Quietly, she told me that he was also a gunner in the Navy, at times. I never really got the chance to ask him about this.

It just. It makes me wonder. There hasn’t been a significant war in over sixty years. Can you fathom it? Fuck all this “terrorism” bullshit. Can you fathom knowing that the war you’re fighting for actually threatens the livelihood of your nation? That, if you fail, all of your friends and family will have their way of live changed, or maybe they’ll all be killed?

My grandpa was mostly a goofball. I could read that he was trying to be playful with my grandma, but over time, it turned into him being kind of me to her. I forgive him for that.

I just try to imagine. If there was actually a war I believed in. A war that I knew, if we failed, everybody I loved and cared for might die. Fairly good chance that, when I came home, I’d play it off. Far less stressful to say “I was a cook in the Navy” than to acknowledge my place in history.
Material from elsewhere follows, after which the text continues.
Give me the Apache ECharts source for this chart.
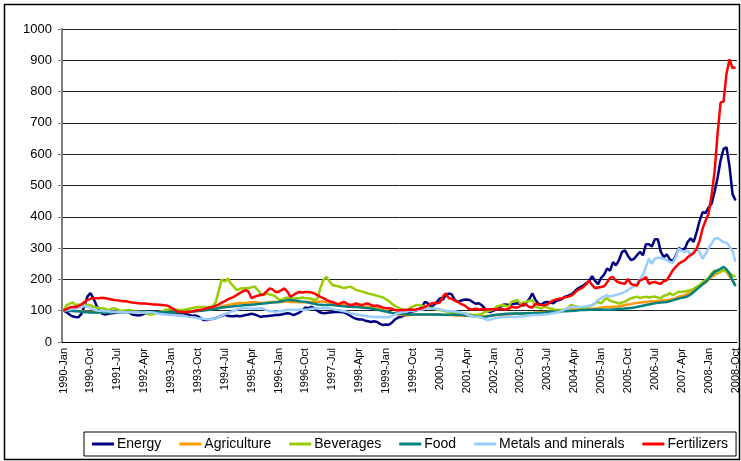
<!DOCTYPE html>
<html>
<head>
<meta charset="UTF-8">
<title>Commodity price indices</title>
<script src="https://cdn.jsdelivr.net/npm/echarts@6/dist/echarts.min.js"></script>
<style>
  body { margin: 0; padding: 0; background: #fff; }
  #chart { width: 741px; height: 461px; }
</style>
</head>
<body>
<div id="chart"></div>
<script>
// monthly index values, 1990-Jan .. 2008-Oct (one row per year)
var energy = [
  100, 95, 88, 82, 80, 79, 90, 115, 145, 156, 140, 118,
  100, 90, 88, 90, 92, 93, 94, 96, 97, 98, 94, 88,
  86, 85, 86, 90, 94, 97, 97, 95, 94, 95, 93, 90,
  88, 90, 92, 93, 92, 90, 86, 84, 85, 82, 76, 70,
  70, 72, 74, 76, 80, 84, 87, 84, 82, 82, 84, 82,
  84, 86, 88, 90, 88, 84, 80, 82, 82, 84, 85, 86,
  86, 88, 90, 92, 90, 86, 90, 94, 102, 110, 108, 112,
  108, 100, 94, 92, 93, 94, 95, 96, 97, 96, 94, 90,
  84, 78, 74, 72, 72, 68, 66, 64, 66, 64, 58, 54,
  56, 55, 62, 72, 78, 80, 84, 88, 96, 98, 100, 104,
  112, 128, 124, 112, 118, 128, 140, 135, 150, 155, 152, 135,
  128, 132, 135, 136, 134, 128, 122, 124, 118, 108, 98, 96,
  100, 104, 110, 118, 120, 118, 120, 122, 124, 120, 116, 126,
  138, 155, 135, 122, 120, 126, 128, 126, 124, 132, 134, 138,
  145, 148, 152, 160, 170, 175, 180, 188, 195, 210, 195, 185,
  205, 215, 235, 228, 255, 245, 262, 288, 293, 275, 262, 265,
  277, 288, 277, 312, 312, 305, 328, 328, 288, 271, 280, 264,
  258, 275, 300, 296, 298, 320, 331, 320, 351, 388, 415, 412,
  430, 442, 480, 525, 580, 617, 622, 560, 473, 452
];
var agriculture = [
  100, 101, 101, 100, 100, 99, 98, 97, 97, 96, 96, 95,
  95, 95, 95, 96, 96, 96, 96, 95, 95, 95, 96, 96,
  96, 96, 96, 96, 95, 95, 95, 95, 95, 95, 96, 96,
  96, 96, 96, 97, 97, 97, 98, 98, 99, 100, 102, 104,
  105, 106, 107, 108, 110, 114, 116, 118, 120, 122, 123, 124,
  125, 125, 126, 126, 127, 126, 125, 125, 126, 127, 128, 128,
  128, 128, 129, 129, 128, 128, 128, 127, 127, 128, 128, 128,
  128, 128, 129, 129, 128, 126, 124, 123, 121, 120, 118, 118,
  118, 117, 116, 115, 114, 113, 112, 111, 110, 108, 106, 102,
  99, 96, 93, 90, 88, 87, 86, 85, 86, 87, 88, 88,
  88, 88, 88, 88, 88, 87, 87, 87, 86, 86, 86, 85,
  85, 85, 84, 84, 83, 83, 83, 83, 82, 82, 83, 84,
  85, 86, 86, 87, 87, 88, 89, 90, 91, 91, 91, 92,
  93, 93, 94, 94, 95, 96, 96, 97, 98, 100, 101, 102,
  103, 104, 104, 104, 104, 104, 103, 104, 105, 106, 107, 108,
  110, 111, 112, 112, 113, 113, 114, 116, 118, 120, 121, 123,
  125, 126, 127, 128, 129, 130, 130, 131, 132, 133, 134, 135,
  137, 140, 145, 147, 150, 155, 160, 166, 172, 177, 185, 190,
  200, 208, 215, 219, 224, 229, 224, 210, 197, 182
];
var beverages = [
  100, 118, 122, 127, 118, 120, 118, 120, 118, 118, 113, 110,
  108, 108, 106, 102, 106, 108, 104, 100, 100, 101, 102, 100,
  98, 97, 96, 94, 90, 88, 88, 92, 96, 98, 102, 104,
  106, 105, 103, 102, 102, 104, 106, 108, 110, 112, 112, 112,
  112, 112, 115, 128, 165, 200, 193, 203, 187, 177, 166, 170,
  172, 172, 172, 175, 177, 166, 155, 150, 155, 152, 150, 145,
  136, 134, 140, 142, 140, 138, 140, 140, 142, 140, 140, 138,
  134, 138, 172, 198, 208, 195, 182, 180, 178, 175, 172, 175,
  177, 172, 166, 164, 161, 158, 155, 153, 150, 148, 145, 142,
  136, 130, 122, 115, 110, 106, 103, 102, 108, 113, 118, 118,
  116, 113, 110, 108, 106, 103, 102, 100, 98, 96, 92, 92,
  92, 92, 91, 90, 88, 86, 86, 87, 90, 96, 98, 101,
  104, 113, 116, 118, 116, 113, 128, 131, 134, 122, 126, 128,
  132, 134, 113, 110, 107, 113, 110, 107, 105, 102, 102, 102,
  103, 110, 118, 115, 113, 110, 107, 110, 113, 118, 123, 128,
  123, 134, 140, 132, 129, 126, 123, 126, 129, 135, 140, 142,
  145, 140, 143, 145, 142, 144, 145, 142, 140, 148, 150, 156,
  150, 155, 161, 160, 161, 164, 166, 170, 176, 182, 192, 198,
  203, 219, 229, 219, 229, 231, 225, 219, 213, 208
];
var food = [
  100, 100, 99, 99, 98, 98, 97, 96, 95, 94, 94, 94,
  94, 94, 94, 94, 94, 95, 95, 95, 95, 96, 96, 96,
  97, 97, 97, 97, 96, 96, 96, 95, 95, 95, 95, 95,
  95, 95, 95, 95, 96, 96, 97, 97, 98, 99, 100, 101,
  102, 103, 104, 106, 108, 110, 111, 112, 113, 114, 115, 116,
  117, 118, 118, 119, 120, 121, 122, 123, 124, 125, 126, 127,
  128, 130, 132, 134, 134, 133, 132, 130, 129, 128, 126, 124,
  122, 120, 119, 118, 118, 118, 118, 117, 116, 115, 114, 113,
  113, 112, 112, 111, 110, 109, 108, 107, 105, 103, 101, 99,
  97, 95, 93, 92, 91, 90, 89, 88, 88, 88, 88, 88,
  88, 88, 88, 88, 88, 88, 88, 87, 87, 87, 87, 87,
  86, 86, 86, 85, 84, 83, 82, 81, 80, 80, 82, 84,
  86, 87, 88, 89, 90, 90, 91, 91, 91, 91, 91, 92,
  92, 92, 93, 93, 93, 94, 95, 96, 97, 97, 97, 98,
  98, 99, 99, 100, 101, 102, 102, 102, 103, 103, 104, 104,
  104, 103, 103, 103, 104, 105, 106, 106, 107, 108, 109, 110,
  112, 114, 116, 118, 120, 122, 124, 125, 126, 127, 128, 130,
  133, 136, 139, 141, 143, 146, 152, 160, 168, 176, 184, 192,
  202, 214, 224, 229, 234, 240, 232, 219, 197, 178
];
var metals = [
  100, 102, 104, 106, 108, 110, 112, 115, 113, 108, 104, 101,
  100, 99, 98, 98, 97, 97, 96, 96, 95, 95, 95, 95,
  95, 95, 94, 94, 95, 95, 94, 92, 90, 89, 88, 87,
  86, 86, 85, 84, 83, 82, 80, 79, 78, 76, 75, 74,
  73, 72, 74, 76, 80, 84, 88, 92, 96, 100, 103, 106,
  108, 108, 107, 107, 106, 107, 108, 106, 102, 98, 98, 97,
  98, 99, 101, 103, 103, 102, 103, 103, 103, 103, 104, 106,
  107, 108, 108, 109, 108, 107, 105, 103, 102, 100, 98, 96,
  92, 90, 88, 86, 85, 84, 82, 81, 80, 80, 80, 79,
  79, 80, 83, 88, 92, 94, 96, 98, 99, 100, 101, 102,
  104, 106, 107, 108, 107, 106, 104, 102, 100, 99, 98, 98,
  96, 94, 92, 88, 84, 82, 81, 80, 78, 74, 70, 72,
  75, 77, 78, 80, 80, 81, 81, 80, 81, 82, 82, 84,
  85, 86, 86, 86, 87, 88, 89, 90, 92, 94, 96, 100,
  105, 108, 112, 113, 113, 112, 113, 114, 116, 118, 125, 134,
  140, 145, 150, 145, 148, 150, 153, 156, 161, 166, 172, 180,
  188, 200, 215, 240, 266, 250, 266, 269, 268, 266, 261, 256,
  253, 271, 298, 292, 287, 293, 277, 290, 298, 287, 266, 282,
  300, 314, 330, 332, 326, 319, 318, 305, 290, 256
];
var fertilizers = [
  100, 105, 110, 112, 112, 115, 120, 128, 134, 138, 140, 140,
  140, 141, 140, 138, 136, 134, 133, 132, 130, 130, 128, 126,
  125, 124, 123, 123, 122, 121, 120, 120, 119, 118, 117, 116,
  110, 105, 98, 96, 96, 95, 95, 97, 100, 102, 103, 105,
  108, 110, 112, 116, 120, 126, 130, 136, 140, 144, 150, 156,
  162, 166, 160, 140, 145, 148, 150, 152, 162, 171, 168, 160,
  160, 166, 171, 160, 144, 150, 156, 160, 158, 160, 160, 158,
  155, 150, 144, 140, 135, 130, 128, 124, 120, 125, 128, 122,
  118, 120, 123, 120, 118, 122, 123, 118, 115, 117, 114, 110,
  108, 108, 106, 102, 101, 102, 102, 103, 104, 103, 104, 106,
  108, 112, 118, 122, 125, 124, 126, 145, 155, 140, 138, 132,
  128, 122, 118, 112, 104, 105, 106, 104, 105, 105, 104, 105,
  105, 104, 106, 105, 104, 106, 112, 110, 110, 115, 122, 118,
  112, 110, 122, 120, 118, 117, 120, 128, 133, 136, 138, 140,
  143, 145, 148, 155, 165, 170, 175, 185, 195, 182, 172, 174,
  176, 178, 190, 205, 208, 195, 190, 188, 186, 202, 186, 182,
  180, 197, 200, 208, 186, 190, 192, 188, 186, 195, 197, 213,
  229, 240, 250, 256, 261, 271, 278, 284, 298, 324, 363, 388,
  410, 470, 545, 665, 765, 768, 858, 903, 875, 878
];

var monthNames = ['Jan', 'Feb', 'Mar', 'Apr', 'May', 'Jun', 'Jul', 'Aug', 'Sep', 'Oct', 'Nov', 'Dec'];
var months = [];
for (var y = 1990; y <= 2008; y++) {
  for (var m = 0; m < 12; m++) {
    if (months.length < energy.length) months.push(y + '-' + monthNames[m]);
  }
}

var seriesList = [
  { name: 'Energy', data: energy, color: '#000080' },
  { name: 'Agriculture', data: agriculture, color: '#FF9900' },
  { name: 'Beverages', data: beverages, color: '#99CC00' },
  { name: 'Food', data: food, color: '#008080' },
  { name: 'Metals and minerals', data: metals, color: '#99CCFF' },
  { name: 'Fertilizers', data: fertilizers, color: '#FF0000' }
];

var chart = echarts.init(document.getElementById('chart'));
chart.setOption({
  animation: false,
  backgroundColor: '#fff',
  textStyle: { fontFamily: 'Liberation Sans, Arial, sans-serif', color: '#000' },
  grid: { left: 62, right: 2, top: 29, bottom: 119 },
  xAxis: {
    type: 'category',
    data: months,
    boundaryGap: true,
    axisLine: { lineStyle: { color: '#000', width: 1 } },
    axisTick: { interval: 0, length: 4, lineStyle: { color: '#000' } },
    axisLabel: { interval: 8, rotate: 90, fontSize: 11, color: '#000', margin: 6 },
    splitLine: { show: false }
  },
  yAxis: {
    type: 'value',
    min: 0,
    max: 1000,
    interval: 100,
    axisLine: { show: true, lineStyle: { color: '#808080', width: 2 } },
    axisTick: { show: true, length: 4, lineStyle: { color: '#808080' } },
    axisLabel: { fontSize: 13, color: '#000', margin: 10, formatter: function (v) { return String(v); } },
    splitLine: { lineStyle: { color: '#222', width: 1 } }
  },
  legend: {
    left: 84,
    top: 432,
    padding: [5, 8],
    itemWidth: 22,
    itemHeight: 3,
    itemGap: 18,
    icon: 'rect',
    borderColor: '#000',
    borderWidth: 1,
    textStyle: { fontSize: 14, color: '#000', padding: [0, 0, 0, -2] },
    data: seriesList.map(function (s) { return s.name; })
  },
  graphic: [{
    type: 'rect',
    shape: { x: 4.5, y: 4.5, width: 735, height: 455 },
    style: { fill: 'none', stroke: '#000', lineWidth: 1.5 },
    silent: true,
    z: 100
  }],
  series: seriesList.map(function (s) {
    return {
      name: s.name,
      type: 'line',
      data: s.data,
      showSymbol: false,
      symbol: 'none',
      color: s.color,
      lineStyle: { color: s.color, width: 2.5 }
    };
  })
});
</script>
</body>
</html>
I never went to his funeral. I felt bad about it, but I just couldn’t. I wanted to remember him as he was, rather than what he had become. The old man who would carry buckets of feed with his pinkie, rather than the frail man who wasn’t who I grew up with.

I don’t know anything about my great-grandparents. But my kids? They’re going to know my grandfather was a hero. They’re going to know he saved the world. That, if he failed, the world we know wouldn’t exist. And after he came home, he was still the same person. Just like you and me. And he’d rather just be a cook in the Navy than ever take any glory for himself.